_Given problem_
Exactly the lines from the one with "Convert this chart to matplotlib code." through the one with "b_fit = (0.0756, 2.35)" should be returned, both ends included and nothing else. Omit any pictures.

_Raw data_

================

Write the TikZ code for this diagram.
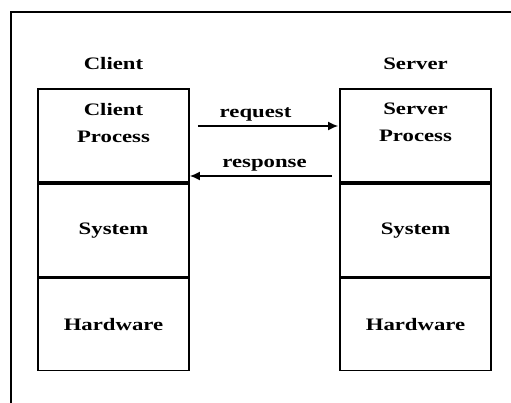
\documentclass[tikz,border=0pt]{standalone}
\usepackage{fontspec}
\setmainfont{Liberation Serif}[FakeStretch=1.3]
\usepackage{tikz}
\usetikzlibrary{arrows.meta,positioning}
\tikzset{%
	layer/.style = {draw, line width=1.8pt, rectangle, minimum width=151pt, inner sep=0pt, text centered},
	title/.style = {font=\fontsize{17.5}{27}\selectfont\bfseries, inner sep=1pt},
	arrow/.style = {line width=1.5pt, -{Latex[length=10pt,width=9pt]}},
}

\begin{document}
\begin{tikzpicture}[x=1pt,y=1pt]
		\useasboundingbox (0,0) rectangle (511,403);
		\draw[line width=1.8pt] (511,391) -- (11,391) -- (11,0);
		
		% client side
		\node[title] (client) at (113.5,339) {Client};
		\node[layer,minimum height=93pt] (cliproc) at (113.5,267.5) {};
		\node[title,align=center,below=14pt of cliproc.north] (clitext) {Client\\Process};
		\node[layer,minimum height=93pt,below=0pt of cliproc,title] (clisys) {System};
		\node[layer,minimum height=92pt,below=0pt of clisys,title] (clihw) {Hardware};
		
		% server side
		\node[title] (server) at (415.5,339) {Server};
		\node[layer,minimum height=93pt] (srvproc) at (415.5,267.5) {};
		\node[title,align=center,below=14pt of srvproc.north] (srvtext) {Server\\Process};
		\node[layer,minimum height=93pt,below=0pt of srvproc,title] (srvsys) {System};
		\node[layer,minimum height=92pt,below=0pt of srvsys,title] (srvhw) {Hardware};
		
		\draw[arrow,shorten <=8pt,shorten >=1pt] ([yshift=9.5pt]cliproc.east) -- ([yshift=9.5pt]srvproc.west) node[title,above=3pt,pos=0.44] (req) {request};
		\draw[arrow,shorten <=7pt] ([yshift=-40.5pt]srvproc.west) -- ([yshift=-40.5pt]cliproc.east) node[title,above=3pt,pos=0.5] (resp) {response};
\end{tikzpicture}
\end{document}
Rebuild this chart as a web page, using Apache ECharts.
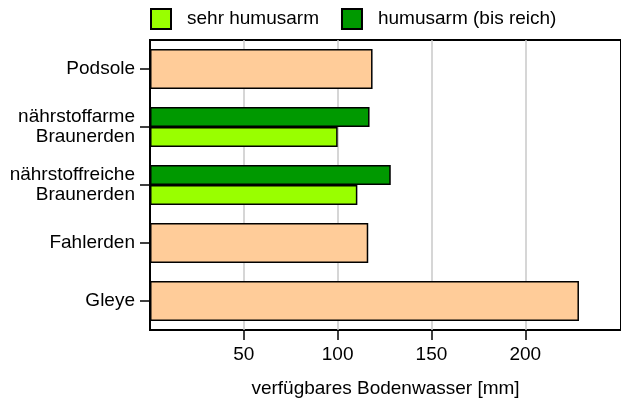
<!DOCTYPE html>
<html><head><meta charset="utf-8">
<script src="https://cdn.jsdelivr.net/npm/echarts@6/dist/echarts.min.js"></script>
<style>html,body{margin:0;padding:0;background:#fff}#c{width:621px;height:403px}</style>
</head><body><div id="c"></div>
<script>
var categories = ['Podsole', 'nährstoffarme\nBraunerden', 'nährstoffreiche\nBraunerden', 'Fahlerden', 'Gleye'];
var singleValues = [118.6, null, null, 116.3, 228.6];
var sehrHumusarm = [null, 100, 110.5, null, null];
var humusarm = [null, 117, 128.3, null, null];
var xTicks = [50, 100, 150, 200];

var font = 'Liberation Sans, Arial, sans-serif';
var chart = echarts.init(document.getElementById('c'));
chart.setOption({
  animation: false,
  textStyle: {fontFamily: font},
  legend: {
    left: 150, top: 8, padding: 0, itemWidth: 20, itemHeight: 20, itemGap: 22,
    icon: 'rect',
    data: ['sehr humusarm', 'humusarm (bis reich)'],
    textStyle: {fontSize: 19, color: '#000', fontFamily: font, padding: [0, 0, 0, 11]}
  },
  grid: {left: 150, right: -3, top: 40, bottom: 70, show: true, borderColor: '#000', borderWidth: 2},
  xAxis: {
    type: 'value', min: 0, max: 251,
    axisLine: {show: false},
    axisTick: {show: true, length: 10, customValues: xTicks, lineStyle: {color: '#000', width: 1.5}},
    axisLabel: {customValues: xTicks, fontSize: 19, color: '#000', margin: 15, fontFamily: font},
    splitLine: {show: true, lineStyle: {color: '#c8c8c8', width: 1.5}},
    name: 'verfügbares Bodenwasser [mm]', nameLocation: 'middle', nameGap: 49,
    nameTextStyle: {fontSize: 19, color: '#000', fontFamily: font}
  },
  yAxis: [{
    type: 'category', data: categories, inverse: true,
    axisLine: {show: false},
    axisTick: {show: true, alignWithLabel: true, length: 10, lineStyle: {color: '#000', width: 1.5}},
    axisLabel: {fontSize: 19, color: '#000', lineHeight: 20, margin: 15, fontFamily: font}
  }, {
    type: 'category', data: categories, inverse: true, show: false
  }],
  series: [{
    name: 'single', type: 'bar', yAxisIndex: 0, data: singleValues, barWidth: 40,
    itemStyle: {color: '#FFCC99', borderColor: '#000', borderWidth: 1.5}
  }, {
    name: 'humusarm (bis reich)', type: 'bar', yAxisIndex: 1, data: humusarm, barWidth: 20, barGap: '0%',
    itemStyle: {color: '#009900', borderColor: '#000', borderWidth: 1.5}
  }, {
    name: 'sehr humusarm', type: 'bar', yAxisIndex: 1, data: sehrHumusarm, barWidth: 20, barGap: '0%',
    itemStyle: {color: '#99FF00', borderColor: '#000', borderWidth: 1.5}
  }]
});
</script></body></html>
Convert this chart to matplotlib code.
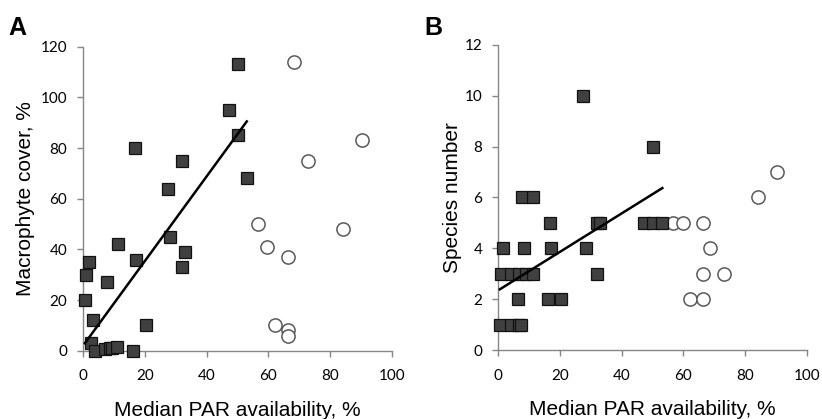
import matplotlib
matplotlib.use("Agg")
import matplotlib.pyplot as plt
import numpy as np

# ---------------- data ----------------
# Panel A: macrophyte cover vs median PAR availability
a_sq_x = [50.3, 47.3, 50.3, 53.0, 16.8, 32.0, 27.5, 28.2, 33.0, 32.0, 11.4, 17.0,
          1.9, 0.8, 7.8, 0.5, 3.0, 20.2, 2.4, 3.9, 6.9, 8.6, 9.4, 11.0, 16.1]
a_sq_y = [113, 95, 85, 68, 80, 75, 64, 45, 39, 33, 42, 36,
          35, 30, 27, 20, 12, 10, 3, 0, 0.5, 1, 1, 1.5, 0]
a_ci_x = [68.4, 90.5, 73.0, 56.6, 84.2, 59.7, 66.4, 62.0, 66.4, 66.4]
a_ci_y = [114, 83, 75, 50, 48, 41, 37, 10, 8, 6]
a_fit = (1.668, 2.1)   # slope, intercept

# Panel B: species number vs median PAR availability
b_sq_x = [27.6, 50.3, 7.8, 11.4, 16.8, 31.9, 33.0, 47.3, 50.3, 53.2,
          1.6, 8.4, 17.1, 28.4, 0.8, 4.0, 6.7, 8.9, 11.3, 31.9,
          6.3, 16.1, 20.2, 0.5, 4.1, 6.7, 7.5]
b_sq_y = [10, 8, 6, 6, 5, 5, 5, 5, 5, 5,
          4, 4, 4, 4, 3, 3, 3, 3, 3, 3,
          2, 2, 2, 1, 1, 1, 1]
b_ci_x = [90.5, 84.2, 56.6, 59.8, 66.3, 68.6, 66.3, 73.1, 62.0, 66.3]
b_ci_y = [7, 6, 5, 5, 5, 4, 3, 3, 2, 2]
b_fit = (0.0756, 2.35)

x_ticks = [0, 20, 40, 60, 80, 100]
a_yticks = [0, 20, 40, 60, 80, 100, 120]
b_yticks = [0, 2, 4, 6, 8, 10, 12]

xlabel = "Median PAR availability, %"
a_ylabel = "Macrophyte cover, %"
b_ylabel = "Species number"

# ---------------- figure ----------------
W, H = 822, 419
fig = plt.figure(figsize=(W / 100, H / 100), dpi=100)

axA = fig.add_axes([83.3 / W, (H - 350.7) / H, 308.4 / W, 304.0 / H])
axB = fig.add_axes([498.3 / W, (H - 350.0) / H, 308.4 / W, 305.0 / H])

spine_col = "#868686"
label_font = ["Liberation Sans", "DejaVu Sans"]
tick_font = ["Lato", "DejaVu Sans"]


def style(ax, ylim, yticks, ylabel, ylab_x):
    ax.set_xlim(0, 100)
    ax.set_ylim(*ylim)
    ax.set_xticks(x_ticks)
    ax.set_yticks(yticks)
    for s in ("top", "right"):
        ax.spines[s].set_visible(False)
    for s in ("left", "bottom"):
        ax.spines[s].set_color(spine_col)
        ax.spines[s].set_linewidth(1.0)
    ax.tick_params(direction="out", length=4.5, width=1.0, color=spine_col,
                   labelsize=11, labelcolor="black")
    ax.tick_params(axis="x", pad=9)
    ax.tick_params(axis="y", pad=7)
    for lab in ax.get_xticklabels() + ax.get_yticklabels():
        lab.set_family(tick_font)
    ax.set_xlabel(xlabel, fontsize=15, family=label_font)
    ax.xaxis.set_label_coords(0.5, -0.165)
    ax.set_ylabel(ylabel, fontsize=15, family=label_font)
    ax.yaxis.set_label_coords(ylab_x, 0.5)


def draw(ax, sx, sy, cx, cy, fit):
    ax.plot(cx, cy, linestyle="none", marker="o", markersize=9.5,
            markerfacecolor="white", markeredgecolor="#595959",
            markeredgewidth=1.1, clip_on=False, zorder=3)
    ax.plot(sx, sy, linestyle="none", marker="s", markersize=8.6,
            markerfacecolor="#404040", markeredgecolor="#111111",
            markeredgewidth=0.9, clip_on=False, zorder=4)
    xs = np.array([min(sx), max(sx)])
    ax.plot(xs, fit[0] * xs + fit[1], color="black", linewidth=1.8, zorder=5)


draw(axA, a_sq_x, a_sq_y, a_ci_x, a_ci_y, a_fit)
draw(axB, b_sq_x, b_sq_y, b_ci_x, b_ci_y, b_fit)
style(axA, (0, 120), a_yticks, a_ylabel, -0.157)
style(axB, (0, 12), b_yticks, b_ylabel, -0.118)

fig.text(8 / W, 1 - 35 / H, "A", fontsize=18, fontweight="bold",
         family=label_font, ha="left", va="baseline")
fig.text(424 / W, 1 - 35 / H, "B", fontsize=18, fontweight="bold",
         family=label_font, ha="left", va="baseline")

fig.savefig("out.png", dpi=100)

================

_Result_
Convert this chart to matplotlib code.
import matplotlib
matplotlib.use("Agg")
import matplotlib.pyplot as plt
import numpy as np

# ---------------- data ----------------
# Panel A: macrophyte cover vs median PAR availability
a_sq_x = [50.3, 47.3, 50.3, 53.0, 16.8, 32.0, 27.5, 28.2, 33.0, 32.0, 11.4, 17.0,
          1.9, 0.8, 7.8, 0.5, 3.0, 20.2, 2.4, 3.9, 6.9, 8.6, 9.4, 11.0, 16.1]
a_sq_y = [113, 95, 85, 68, 80, 75, 64, 45, 39, 33, 42, 36,
          35, 30, 27, 20, 12, 10, 3, 0, 0.5, 1, 1, 1.5, 0]
a_ci_x = [68.4, 90.5, 73.0, 56.6, 84.2, 59.7, 66.4, 62.0, 66.4, 66.4]
a_ci_y = [114, 83, 75, 50, 48, 41, 37, 10, 8, 6]
a_fit = (1.668, 2.1)   # slope, intercept

# Panel B: species number vs median PAR availability
b_sq_x = [27.6, 50.3, 7.8, 11.4, 16.8, 31.9, 33.0, 47.3, 50.3, 53.2,
          1.6, 8.4, 17.1, 28.4, 0.8, 4.0, 6.7, 8.9, 11.3, 31.9,
          6.3, 16.1, 20.2, 0.5, 4.1, 6.7, 7.5]
b_sq_y = [10, 8, 6, 6, 5, 5, 5, 5, 5, 5,
          4, 4, 4, 4, 3, 3, 3, 3, 3, 3,
          2, 2, 2, 1, 1, 1, 1]
b_ci_x = [90.5, 84.2, 56.6, 59.8, 66.3, 68.6, 66.3, 73.1, 62.0, 66.3]
b_ci_y = [7, 6, 5, 5, 5, 4, 3, 3, 2, 2]
b_fit = (0.0756, 2.35)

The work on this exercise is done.